> **AIM OF THE TASK**: Write out, word for word, every line from the first one through the line that holds "0, 0.5, 0, 0.5, 0.5, 0, 1.5]", and nothing else; skip the pictures.

#####

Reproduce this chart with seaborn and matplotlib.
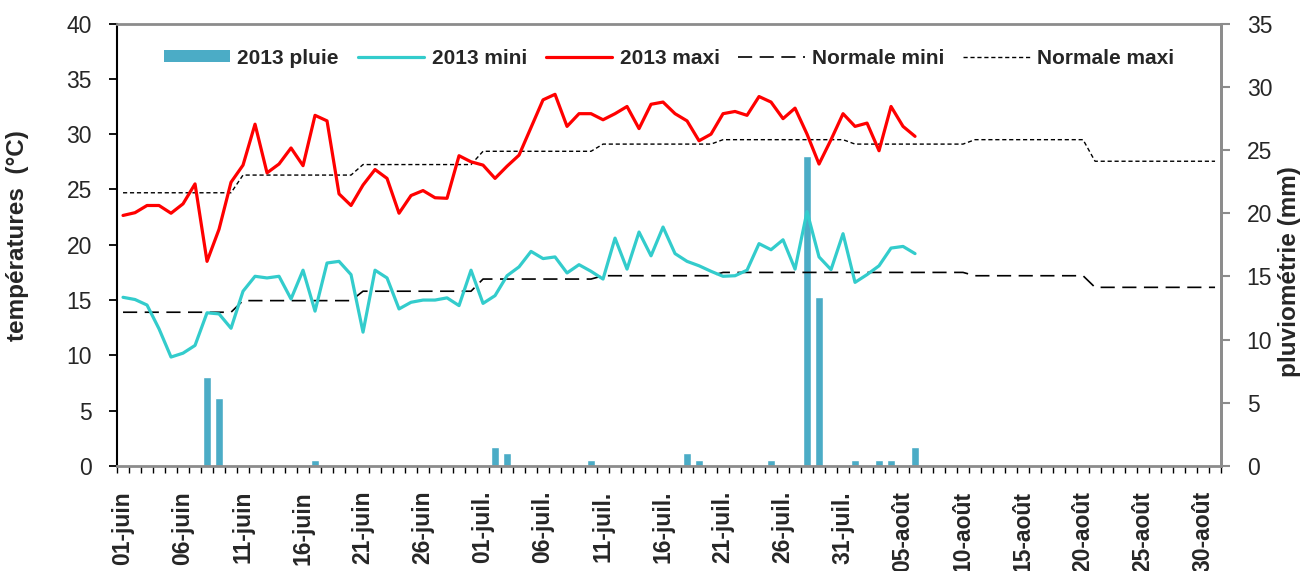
import matplotlib
matplotlib.use('Agg')
import matplotlib.pyplot as plt
from matplotlib.patches import Patch
from matplotlib.lines import Line2D
import seaborn as sns
import numpy as np
import pandas as pd

sns.set_theme(style='white')
plt.rcParams['font.family'] = ['Liberation Sans', 'DejaVu Sans']

# Étiquettes des dates (tous les 5 jours, du 01-juin au 30-août)
etiquettes = ['01-juin', '06-juin', '11-juin', '16-juin', '21-juin', '26-juin',
              '01-juil.', '06-juil.', '11-juil.', '16-juil.', '21-juil.', '26-juil.',
              '31-juil.', '05-août', '10-août', '15-août', '20-août', '25-août', '30-août']

# Températures maxi 2013 (01-juin -> 06-août)
maxi_2013 = [22.65, 22.9, 23.55, 23.55, 22.85, 23.7, 25.5, 18.5, 21.4, 25.65,
             27.2, 30.9, 26.5, 27.3, 28.75, 27.15, 31.7, 31.2, 24.6, 23.55,
             25.4, 26.8, 26.0, 22.85, 24.45, 24.9, 24.25, 24.2, 28.05, 27.5,
             27.2, 26.0, 27.1, 28.1, 30.6, 33.1, 33.6, 30.7, 31.85, 31.85,
             31.3, 31.85, 32.5, 30.5, 32.7, 32.9, 31.85, 31.2, 29.4, 30.0,
             31.85, 32.05, 31.7, 33.4, 32.9, 31.4, 32.35, 30.0, 27.3, 29.5,
             31.85, 30.7, 31.0, 28.5, 32.5, 30.7, 29.8]

# Températures mini 2013
mini_2013 = [15.25, 15.05, 14.55, 12.4, 9.85, 10.2, 10.9, 13.85, 13.75, 12.45,
             15.8, 17.15, 17.0, 17.15, 15.1, 17.7, 14.0, 18.35, 18.5, 17.3,
             12.1, 17.7, 17.0, 14.2, 14.8, 15.0, 15.0, 15.2, 14.5, 17.7,
             14.7, 15.4, 17.2, 18.0, 19.4, 18.75, 18.9, 17.45, 18.2, 17.6,
             16.9, 20.6, 17.8, 21.15, 19.0, 21.6, 19.2, 18.5, 18.1, 17.6,
             17.15, 17.2, 17.7, 20.1, 19.55, 20.45, 17.8, 23.0, 18.9, 17.75,
             21.0, 16.6, 17.3, 18.1, 19.7, 19.85, 19.2]

# Pluie 2013 (mm)
pluie_2013 = [0, 0, 0, 0, 0, 0, 0, 7.0, 5.4, 0,
              0, 0, 0, 0, 0, 0, 0.5, 0, 0, 0,
              0, 0, 0, 0, 0, 0, 0, 0, 0, 0,
              0, 1.5, 1.0, 0, 0, 0, 0, 0, 0, 0.5,
              0, 0, 0, 0, 0, 0, 0, 1.0, 0.5, 0,
              0, 0, 0, 0, 0.5, 0, 0, 24.5, 13.4, 0,
              0, 0.5, 0, 0.5, 0.5, 0, 1.5]

# Normales décadaires (01-juin -> 31-août)
normale_maxi = [24.7, 24.7, 24.7, 24.7, 24.7, 24.7, 24.7, 24.7, 24.7, 24.7,
                26.3, 26.3, 26.3, 26.3, 26.3, 26.3, 26.3, 26.3, 26.3, 26.3,
                27.25, 27.25, 27.25, 27.25, 27.25, 27.25, 27.25, 27.25, 27.25, 27.25,
                28.45, 28.45, 28.45, 28.45, 28.45, 28.45, 28.45, 28.45, 28.45, 28.45,
                29.1, 29.1, 29.1, 29.1, 29.1, 29.1, 29.1, 29.1, 29.1, 29.1,
                29.5, 29.5, 29.5, 29.5, 29.5, 29.5, 29.5, 29.5, 29.5, 29.5, 29.5,
                29.1, 29.1, 29.1, 29.1, 29.1, 29.1, 29.1, 29.1, 29.1, 29.1,
                29.5, 29.5, 29.5, 29.5, 29.5, 29.5, 29.5, 29.5, 29.5, 29.5,
                27.55, 27.55, 27.55, 27.55, 27.55, 27.55, 27.55, 27.55, 27.55, 27.55, 27.55]

normale_mini = [13.9, 13.9, 13.9, 13.9, 13.9, 13.9, 13.9, 13.9, 13.9, 13.9,
                14.95, 14.95, 14.95, 14.95, 14.95, 14.95, 14.95, 14.95, 14.95, 14.95,
                15.8, 15.8, 15.8, 15.8, 15.8, 15.8, 15.8, 15.8, 15.8, 15.8,
                16.9, 16.9, 16.9, 16.9, 16.9, 16.9, 16.9, 16.9, 16.9, 16.9,
                17.2, 17.2, 17.2, 17.2, 17.2, 17.2, 17.2, 17.2, 17.2, 17.2,
                17.5, 17.5, 17.5, 17.5, 17.5, 17.5, 17.5, 17.5, 17.5, 17.5, 17.5,
                17.5, 17.5, 17.5, 17.5, 17.5, 17.5, 17.5, 17.5, 17.5, 17.5,
                17.2, 17.2, 17.2, 17.2, 17.2, 17.2, 17.2, 17.2, 17.2, 17.2,
                16.15, 16.15, 16.15, 16.15, 16.15, 16.15, 16.15, 16.15, 16.15, 16.15, 16.15]

c_pluie = '#4BACC6'
c_mini = '#33CCCC'
c_maxi = '#FF0000'
gris = '#8C8C8C'

df_2013 = pd.DataFrame({'jour': np.arange(len(maxi_2013)),
                        'maxi': maxi_2013, 'mini': mini_2013, 'pluie': pluie_2013})
df_norm = pd.DataFrame({'jour': np.arange(len(normale_maxi)),
                        'nmaxi': normale_maxi, 'nmini': normale_mini})

fig = plt.figure(figsize=(13.09, 5.71), dpi=100)
ax = fig.add_axes([0.0894, 0.1839, 0.8434, 0.7749])
ax2 = ax.twinx()

# Barres de pluie sur l'axe secondaire (derrière les courbes)
sns.barplot(data=df_2013, x='jour', y='pluie', native_scale=True, width=0.65,
            color=c_pluie, saturation=1, errorbar=None, ax=ax2)

sns.lineplot(data=df_norm, x='jour', y='nmini', color='black', lw=1.2,
             ax=ax, legend=False)
ax.lines[-1].set_dashes((8.5, 4.5))
sns.lineplot(data=df_norm, x='jour', y='nmaxi', color='black', lw=1.0,
             ax=ax, legend=False)
ax.lines[-1].set_dashes((3, 2))
sns.lineplot(data=df_2013, x='jour', y='mini', color=c_mini, lw=2.3, ax=ax, legend=False)
sns.lineplot(data=df_2013, x='jour', y='maxi', color=c_maxi, lw=2.3, ax=ax, legend=False)

ax.set_zorder(ax2.get_zorder() + 1)
ax.patch.set_visible(False)

ax.set_xlim(-0.5, 91.5)
ax.set_ylim(0, 40)
ax2.set_ylim(0, 35)
ax.set_yticks(np.arange(0, 41, 5))
ax2.set_yticks(np.arange(0, 36, 5))

ax.set_xticks(np.arange(0, 91, 5))
ax.set_xticklabels(etiquettes, rotation=90, fontsize=16.5, fontweight='bold', va='top')
ax.set_xticks(np.arange(-0.5, 92, 1), minor=True)
ax.tick_params(axis='x', which='major', length=0, pad=18)
ax.tick_params(axis='x', which='minor', bottom=True, length=5, width=1, color='black',
               direction='out')
ax.tick_params(axis='y', left=True, length=6, width=1.3, color='black', pad=12,
               labelsize=16.5, direction='out')
ax2.tick_params(axis='y', right=True, length=6.5, width=1.5, color=gris, pad=12,
                labelsize=16.5, direction='out')
ax2.tick_params(axis='x', bottom=False, labelbottom=False)

ax.set_xlabel('')
ax.set_ylabel('températures  (°C)', fontsize=17.5, fontweight='bold')
ax2.set_xlabel('')
ax2.set_ylabel('pluviométrie (mm)', fontsize=17.5, fontweight='bold')
ax.yaxis.set_label_coords(-0.08, 0.52)
ax2.yaxis.set_label_coords(1.052, 0.44)

for s in ['top', 'right', 'bottom']:
    ax.spines[s].set_color(gris)
    ax.spines[s].set_linewidth(2)
ax.spines['left'].set_color('black')
ax.spines['left'].set_linewidth(1.5)
for s in ['top', 'left', 'bottom']:
    ax2.spines[s].set_visible(False)
ax2.spines['right'].set_color(gris)
ax2.spines['right'].set_linewidth(2)

handles = [Patch(facecolor=c_pluie, edgecolor='none'),
           Line2D([], [], color=c_mini, lw=2.3),
           Line2D([], [], color=c_maxi, lw=2.3),
           Line2D([], [], color='black', lw=1.2, dashes=(8.5, 4.5)),
           Line2D([], [], color='black', lw=1.0, dashes=(3, 2))]
labels = ['2013 pluie', '2013 mini', '2013 maxi', 'Normale mini', 'Normale maxi']
ax.legend(handles, labels, ncol=5, loc='center', bbox_to_anchor=(0.5, 0.922),
          frameon=False, prop={'weight': 'bold', 'size': 15},
          handlelength=3.2, handleheight=0.5, handletextpad=0.35, columnspacing=0.9)

fig.savefig('out.png', dpi=100)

#####

> **COMPLETE RESPONSE**:
Reproduce this chart with seaborn and matplotlib.
import matplotlib
matplotlib.use('Agg')
import matplotlib.pyplot as plt
from matplotlib.patches import Patch
from matplotlib.lines import Line2D
import seaborn as sns
import numpy as np
import pandas as pd

sns.set_theme(style='white')
plt.rcParams['font.family'] = ['Liberation Sans', 'DejaVu Sans']

# Étiquettes des dates (tous les 5 jours, du 01-juin au 30-août)
etiquettes = ['01-juin', '06-juin', '11-juin', '16-juin', '21-juin', '26-juin',
              '01-juil.', '06-juil.', '11-juil.', '16-juil.', '21-juil.', '26-juil.',
              '31-juil.', '05-août', '10-août', '15-août', '20-août', '25-août', '30-août']

# Températures maxi 2013 (01-juin -> 06-août)
maxi_2013 = [22.65, 22.9, 23.55, 23.55, 22.85, 23.7, 25.5, 18.5, 21.4, 25.65,
             27.2, 30.9, 26.5, 27.3, 28.75, 27.15, 31.7, 31.2, 24.6, 23.55,
             25.4, 26.8, 26.0, 22.85, 24.45, 24.9, 24.25, 24.2, 28.05, 27.5,
             27.2, 26.0, 27.1, 28.1, 30.6, 33.1, 33.6, 30.7, 31.85, 31.85,
             31.3, 31.85, 32.5, 30.5, 32.7, 32.9, 31.85, 31.2, 29.4, 30.0,
             31.85, 32.05, 31.7, 33.4, 32.9, 31.4, 32.35, 30.0, 27.3, 29.5,
             31.85, 30.7, 31.0, 28.5, 32.5, 30.7, 29.8]

# Températures mini 2013
mini_2013 = [15.25, 15.05, 14.55, 12.4, 9.85, 10.2, 10.9, 13.85, 13.75, 12.45,
             15.8, 17.15, 17.0, 17.15, 15.1, 17.7, 14.0, 18.35, 18.5, 17.3,
             12.1, 17.7, 17.0, 14.2, 14.8, 15.0, 15.0, 15.2, 14.5, 17.7,
             14.7, 15.4, 17.2, 18.0, 19.4, 18.75, 18.9, 17.45, 18.2, 17.6,
             16.9, 20.6, 17.8, 21.15, 19.0, 21.6, 19.2, 18.5, 18.1, 17.6,
             17.15, 17.2, 17.7, 20.1, 19.55, 20.45, 17.8, 23.0, 18.9, 17.75,
             21.0, 16.6, 17.3, 18.1, 19.7, 19.85, 19.2]

# Pluie 2013 (mm)
pluie_2013 = [0, 0, 0, 0, 0, 0, 0, 7.0, 5.4, 0,
              0, 0, 0, 0, 0, 0, 0.5, 0, 0, 0,
              0, 0, 0, 0, 0, 0, 0, 0, 0, 0,
              0, 1.5, 1.0, 0, 0, 0, 0, 0, 0, 0.5,
              0, 0, 0, 0, 0, 0, 0, 1.0, 0.5, 0,
              0, 0, 0, 0, 0.5, 0, 0, 24.5, 13.4, 0,
              0, 0.5, 0, 0.5, 0.5, 0, 1.5]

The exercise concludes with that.